Government have already identified success metrics for the Industrial Strategy and across each individual IS-08 sector. These will be based on the following:
- Business investment,
- Gross Value Added,
- Productivity Growth,
- Trade Exports,
- Labour Market Outcomes (such as employment and wages), and
- The number of new, large, ‘homegrown’ businesses.
Presuming that these will cascade across Local Growth Plans, some of these metrics will be harder to accurately measure at a sub-regional level and some will have more relevance to some sectors and geographies than others.
The Industrial Strategy states stronger regional growth is critical for competitiveness, which has been one of the major long standing economic challenges for the UK. The strategy will be ‘targeting places and clusters that support these sectors’. Regional growth in the Modern Industrial Strategy is largely based on enhancing the role of city-regions. Coupled with the choice of sectors, there is a clear major urban bias to the Strategy that somewhat overlooks the need to drive growth in rural and semi-rural parts of the UK. Hopefully the Green Book review and creation of place-based business cases will help build the argument for investment across the wider geographies of the UK and create a more level playing field for securing some of the announced investment.

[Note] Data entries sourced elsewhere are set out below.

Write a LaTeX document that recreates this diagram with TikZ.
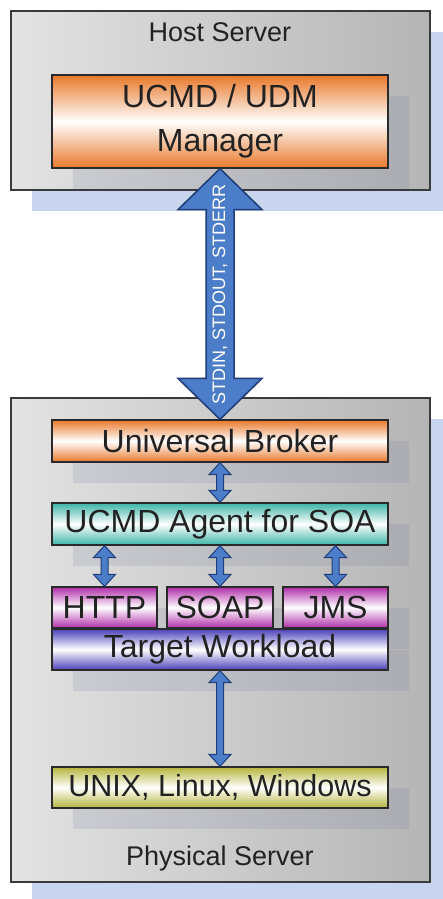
\documentclass[tikz,border=0pt]{standalone}
\usepackage{fontspec}
\setmainfont{Liberation Sans}
\usetikzlibrary{
    calc,
    shadows
}
\definecolor{shadowblue}{HTML}{C9D5EE}
\definecolor{innershadow}{HTML}{6A7896}
\definecolor{edgegray}{HTML}{3A3A3A}
\definecolor{edgedark}{HTML}{2A2A2A}
\definecolor{textdark}{HTML}{222222}
\definecolor{brokerorange}{HTML}{E8782A}
\definecolor{agentteal}{HTML}{3CB4A6}
\definecolor{protomagenta}{HTML}{B02CA8}
\definecolor{workloadblue}{HTML}{4A40B8}
\definecolor{osolive}{HTML}{B4B43C}
\definecolor{arrowblue}{HTML}{4C7DC8}
\definecolor{arrowedge}{HTML}{1E3C78}

\newcommand{\dblarrow}[6][]{%
    \draw[blockarrow,#1] (#2) -- ($(#2)+(#5,#6)$) -- ($(#2)+(#4,#6)$)
        -- ($(#3)+(#4,-#6)$) -- ($(#3)+(#5,-#6)$) -- (#3)
        -- ($(#3)+(-#5,-#6)$) -- ($(#3)+(-#4,-#6)$)
        -- ($(#2)+(-#4,#6)$) -- ($(#2)+(-#5,#6)$) -- cycle;}

\begin{document}
\begin{tikzpicture}[x=1pt,y=-1pt,
    server/.style={draw=edgegray,line width=1.8pt,left color=gray!22,right color=gray!58,
        minimum width=419pt,inner sep=0pt,
        drop shadow={shadow xshift=21pt,shadow yshift=-21pt,fill=shadowblue,opacity=1}},
    title/.style={text=textdark,font=\fontsize{27}{32}\selectfont},
    layer/.style={draw=edgedark,line width=1.2pt,top color=#1,bottom color=#1,middle color=white,
        minimum width=336pt,minimum height=42pt,inner sep=0pt,text=textdark,
        font=\fontsize{32}{44}\selectfont,
        drop shadow={shadow xshift=21pt,shadow yshift=-21pt,fill=innershadow,opacity=0.16}},
    blockarrow/.style={fill=arrowblue,draw=arrowedge,line width=1pt,line join=miter}]

\useasboundingbox (0,0) rectangle (442,899);

\node[server,minimum height=179pt] (host) at (220.5,100.5) {};
\node[server,minimum height=484pt] (physical) at (220.5,640) {};
\node[title] (hostlabel) at (220,32) {Host Server};
\node[title] (physicallabel) at (220,859) {Physical Server};

\node[layer=brokerorange,minimum height=93pt,align=center] (mgr) at (220,121.5) {UCMD / UDM\\Manager};
\node[layer=brokerorange] (broker) at (220,441) {Universal Broker};
\node[layer=agentteal] (agent) at (220,524) {UCMD Agent for SOA};
\node[layer=protomagenta,minimum width=105pt,minimum height=41pt] (http) at (104.5,607.5) {HTTP};
\node[layer=protomagenta,minimum width=106pt,minimum height=41pt] (soap) at (220,607.5) {SOAP};
\node[layer=protomagenta,minimum width=105pt,minimum height=41pt] (jms) at (335.5,607.5) {JMS};
\node[layer=workloadblue,minimum height=41pt] (workload) at (220,649.5) {Target Workload};
\node[layer=osolive,minimum height=41pt,font=\fontsize{30.5}{36}\selectfont] (os) at (220,787.5) {UNIX, Linux, Windows};

\coordinate (agenthttp) at (agent.south -| http.north);
\coordinate (agentjms) at (agent.south -| jms.north);

\dblarrow[line width=1.5pt]{mgr.south}{broker.north}{14}{42}{41}
\dblarrow{broker.south}{agent.north}{3.5}{11}{12}
\dblarrow{agenthttp}{http.north}{3.5}{11}{12}
\dblarrow{agent.south}{soap.north}{3.5}{11}{12}
\dblarrow{agentjms}{jms.north}{3.5}{11}{12}
\dblarrow{workload.south}{os.north}{3.5}{11}{12}

\node[text=white,rotate=90,font=\fontsize{18}{20}\selectfont] (stdio) at ($(mgr.south)!0.5!(broker.north)$) {STDIN, STDOUT, STDERR};

\end{tikzpicture}
\end{document}
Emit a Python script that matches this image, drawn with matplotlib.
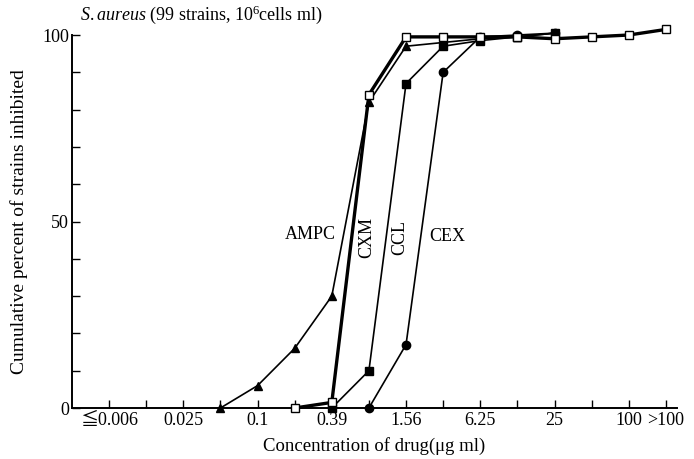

Delivery at a local level, through Local Growth Plans, could help to focus the Industrial Strategy into localities and provide a framework to grow key sectors. Limited guidance for Local Growth Plans, which at this stage will only be statutory for Mayoral Strategic Authorities, have recently been produced and focus on consultation and developing regional investment pipelines. The interaction between the Modern Industrial Strategy, its range of interventions and the wider English geography is still unclear.
Overall, the Industrial Strategy provided no major additional clues on the Government’s devolution approach. New investment and programmes such as the Mayoral Recyclable Growth Fund, a 10 year capital settlement for Mayoral City Regions and High Street and Growth Incubators show Mayoral Strategic Authorities are the delivery mechanism of choice for the Industrial Strategy.